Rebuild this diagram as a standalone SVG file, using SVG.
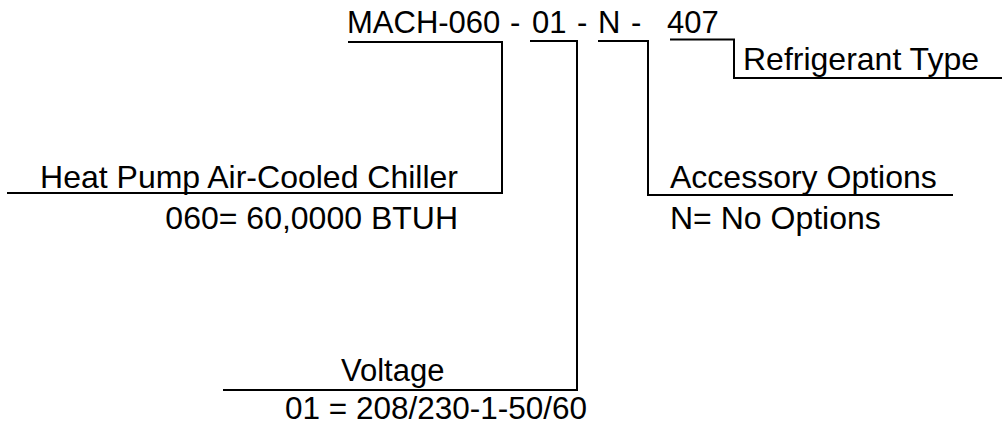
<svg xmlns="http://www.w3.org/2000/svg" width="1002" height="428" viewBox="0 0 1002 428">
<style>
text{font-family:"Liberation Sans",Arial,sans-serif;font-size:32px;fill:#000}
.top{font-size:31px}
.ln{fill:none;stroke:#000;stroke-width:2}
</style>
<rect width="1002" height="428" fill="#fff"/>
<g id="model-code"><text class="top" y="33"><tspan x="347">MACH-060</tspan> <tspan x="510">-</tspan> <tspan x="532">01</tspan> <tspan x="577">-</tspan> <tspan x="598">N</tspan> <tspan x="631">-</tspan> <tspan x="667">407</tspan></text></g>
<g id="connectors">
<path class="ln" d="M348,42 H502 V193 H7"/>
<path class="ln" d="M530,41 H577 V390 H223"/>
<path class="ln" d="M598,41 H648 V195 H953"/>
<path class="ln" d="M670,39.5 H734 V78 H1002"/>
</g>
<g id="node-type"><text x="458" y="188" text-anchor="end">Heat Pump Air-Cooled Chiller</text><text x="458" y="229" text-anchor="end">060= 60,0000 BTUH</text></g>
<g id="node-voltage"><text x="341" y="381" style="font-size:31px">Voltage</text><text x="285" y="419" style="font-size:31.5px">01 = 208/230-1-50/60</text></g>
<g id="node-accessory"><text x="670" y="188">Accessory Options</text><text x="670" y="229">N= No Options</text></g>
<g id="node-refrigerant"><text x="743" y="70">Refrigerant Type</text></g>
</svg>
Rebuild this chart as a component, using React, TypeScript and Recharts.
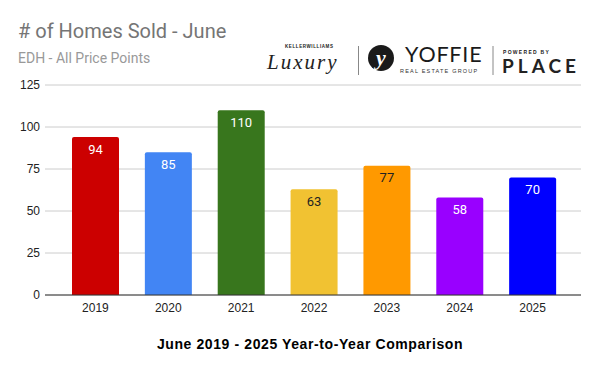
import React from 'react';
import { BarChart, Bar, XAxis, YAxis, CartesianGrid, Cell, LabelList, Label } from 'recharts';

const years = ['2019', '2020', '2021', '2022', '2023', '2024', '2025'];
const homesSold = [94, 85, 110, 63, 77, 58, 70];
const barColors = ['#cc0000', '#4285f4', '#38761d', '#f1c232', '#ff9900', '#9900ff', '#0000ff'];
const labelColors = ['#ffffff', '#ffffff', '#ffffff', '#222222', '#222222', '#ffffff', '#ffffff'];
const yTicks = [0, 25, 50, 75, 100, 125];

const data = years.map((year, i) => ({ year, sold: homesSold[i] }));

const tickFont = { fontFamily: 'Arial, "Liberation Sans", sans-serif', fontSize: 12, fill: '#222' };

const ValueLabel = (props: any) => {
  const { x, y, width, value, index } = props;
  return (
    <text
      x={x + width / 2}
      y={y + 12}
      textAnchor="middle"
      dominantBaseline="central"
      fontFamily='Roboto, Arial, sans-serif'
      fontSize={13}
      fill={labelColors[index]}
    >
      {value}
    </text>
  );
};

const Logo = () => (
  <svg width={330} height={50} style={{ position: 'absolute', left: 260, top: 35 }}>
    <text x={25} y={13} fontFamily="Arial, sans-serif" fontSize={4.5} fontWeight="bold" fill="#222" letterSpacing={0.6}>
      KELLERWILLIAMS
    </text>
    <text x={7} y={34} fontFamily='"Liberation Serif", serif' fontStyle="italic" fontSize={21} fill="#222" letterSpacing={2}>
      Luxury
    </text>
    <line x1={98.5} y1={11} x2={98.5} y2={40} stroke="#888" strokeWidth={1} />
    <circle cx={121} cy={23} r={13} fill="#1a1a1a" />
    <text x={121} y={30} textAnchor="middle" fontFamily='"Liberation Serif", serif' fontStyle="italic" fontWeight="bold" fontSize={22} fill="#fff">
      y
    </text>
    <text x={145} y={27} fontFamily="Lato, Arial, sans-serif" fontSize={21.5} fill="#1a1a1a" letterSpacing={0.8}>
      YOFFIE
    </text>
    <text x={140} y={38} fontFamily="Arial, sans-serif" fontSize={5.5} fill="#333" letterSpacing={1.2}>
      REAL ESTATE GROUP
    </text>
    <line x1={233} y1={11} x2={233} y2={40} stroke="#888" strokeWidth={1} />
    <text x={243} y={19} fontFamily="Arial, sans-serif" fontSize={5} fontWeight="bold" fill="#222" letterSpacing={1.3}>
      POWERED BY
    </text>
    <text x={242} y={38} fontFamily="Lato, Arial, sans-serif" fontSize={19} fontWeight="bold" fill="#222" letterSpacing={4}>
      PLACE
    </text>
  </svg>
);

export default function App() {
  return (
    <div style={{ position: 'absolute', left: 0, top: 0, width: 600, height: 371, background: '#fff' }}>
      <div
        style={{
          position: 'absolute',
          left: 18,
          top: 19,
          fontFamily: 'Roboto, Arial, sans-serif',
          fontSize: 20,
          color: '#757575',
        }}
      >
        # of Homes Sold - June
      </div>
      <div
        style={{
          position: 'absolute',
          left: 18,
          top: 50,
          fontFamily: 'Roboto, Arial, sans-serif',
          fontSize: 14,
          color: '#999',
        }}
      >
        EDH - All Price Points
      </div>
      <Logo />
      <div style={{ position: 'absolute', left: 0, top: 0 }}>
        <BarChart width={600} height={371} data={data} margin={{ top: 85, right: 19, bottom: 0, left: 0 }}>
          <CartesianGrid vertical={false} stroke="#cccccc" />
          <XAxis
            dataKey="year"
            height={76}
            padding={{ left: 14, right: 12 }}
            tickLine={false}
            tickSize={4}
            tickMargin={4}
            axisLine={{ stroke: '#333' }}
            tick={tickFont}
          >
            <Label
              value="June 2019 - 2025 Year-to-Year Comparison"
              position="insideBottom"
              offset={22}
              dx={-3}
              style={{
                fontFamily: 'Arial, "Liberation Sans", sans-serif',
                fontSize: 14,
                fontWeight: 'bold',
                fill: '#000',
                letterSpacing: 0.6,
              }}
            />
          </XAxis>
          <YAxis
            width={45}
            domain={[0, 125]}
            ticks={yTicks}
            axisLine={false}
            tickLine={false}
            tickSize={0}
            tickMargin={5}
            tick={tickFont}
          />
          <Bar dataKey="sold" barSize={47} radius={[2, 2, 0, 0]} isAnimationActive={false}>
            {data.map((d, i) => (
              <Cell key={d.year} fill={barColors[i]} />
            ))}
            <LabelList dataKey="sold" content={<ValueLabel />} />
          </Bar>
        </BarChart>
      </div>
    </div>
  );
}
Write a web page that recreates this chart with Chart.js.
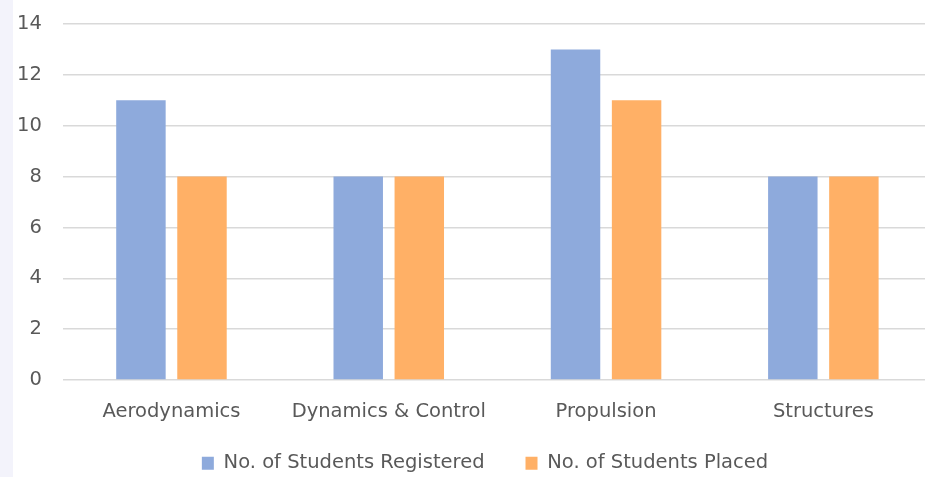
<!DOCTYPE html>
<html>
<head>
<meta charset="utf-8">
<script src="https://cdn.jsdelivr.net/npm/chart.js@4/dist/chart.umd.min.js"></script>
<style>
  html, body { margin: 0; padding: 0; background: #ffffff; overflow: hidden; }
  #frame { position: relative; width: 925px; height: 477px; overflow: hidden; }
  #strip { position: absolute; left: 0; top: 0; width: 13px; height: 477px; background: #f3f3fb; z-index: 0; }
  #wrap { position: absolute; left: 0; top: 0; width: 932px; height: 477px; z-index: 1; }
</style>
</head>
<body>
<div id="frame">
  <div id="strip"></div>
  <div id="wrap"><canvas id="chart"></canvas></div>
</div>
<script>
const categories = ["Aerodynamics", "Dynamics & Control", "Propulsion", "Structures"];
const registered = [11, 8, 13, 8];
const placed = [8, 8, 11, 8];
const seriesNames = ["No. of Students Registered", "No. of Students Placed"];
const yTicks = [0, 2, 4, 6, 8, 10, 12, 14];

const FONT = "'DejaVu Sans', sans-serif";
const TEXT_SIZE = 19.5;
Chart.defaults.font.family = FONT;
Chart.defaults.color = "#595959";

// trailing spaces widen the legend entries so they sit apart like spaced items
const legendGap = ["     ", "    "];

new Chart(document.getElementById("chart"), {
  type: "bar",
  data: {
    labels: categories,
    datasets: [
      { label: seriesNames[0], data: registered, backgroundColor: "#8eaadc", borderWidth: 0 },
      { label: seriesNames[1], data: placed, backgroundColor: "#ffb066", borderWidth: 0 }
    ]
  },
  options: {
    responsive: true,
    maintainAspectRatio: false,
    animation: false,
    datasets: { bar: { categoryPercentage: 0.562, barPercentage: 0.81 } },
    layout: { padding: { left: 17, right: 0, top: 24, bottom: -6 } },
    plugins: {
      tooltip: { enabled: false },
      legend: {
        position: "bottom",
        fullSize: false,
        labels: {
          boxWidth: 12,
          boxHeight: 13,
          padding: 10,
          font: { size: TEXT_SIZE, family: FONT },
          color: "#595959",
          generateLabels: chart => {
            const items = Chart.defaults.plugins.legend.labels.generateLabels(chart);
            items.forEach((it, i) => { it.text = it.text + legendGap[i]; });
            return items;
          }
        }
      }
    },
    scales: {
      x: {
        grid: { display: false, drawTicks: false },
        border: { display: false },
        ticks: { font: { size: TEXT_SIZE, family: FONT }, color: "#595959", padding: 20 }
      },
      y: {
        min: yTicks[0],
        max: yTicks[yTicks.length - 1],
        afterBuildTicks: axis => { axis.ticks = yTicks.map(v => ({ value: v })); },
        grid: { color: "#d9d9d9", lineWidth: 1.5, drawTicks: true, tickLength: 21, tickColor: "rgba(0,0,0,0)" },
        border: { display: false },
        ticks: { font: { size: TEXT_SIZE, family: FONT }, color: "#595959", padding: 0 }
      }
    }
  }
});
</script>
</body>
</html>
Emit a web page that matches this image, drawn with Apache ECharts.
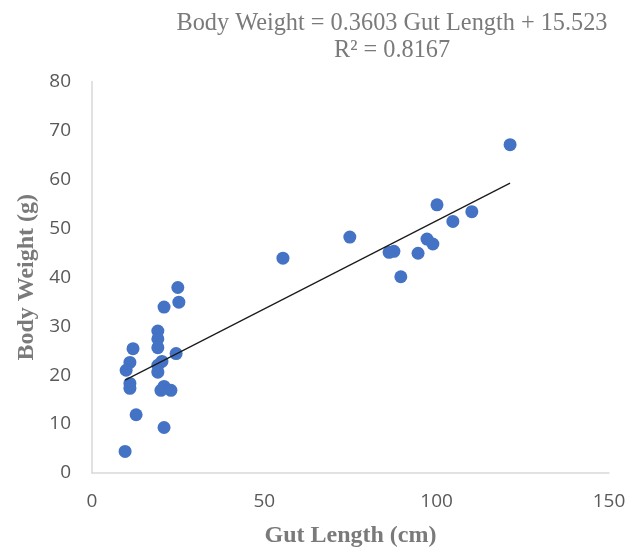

:: YOUR INSTRUCTIONS ::
Lines that include the word "React" are to be extracted from the data above.

:: ANSWER FOR THE TASK ::
Rebuild this chart as a component, using React, TypeScript and Recharts.
import React from 'react';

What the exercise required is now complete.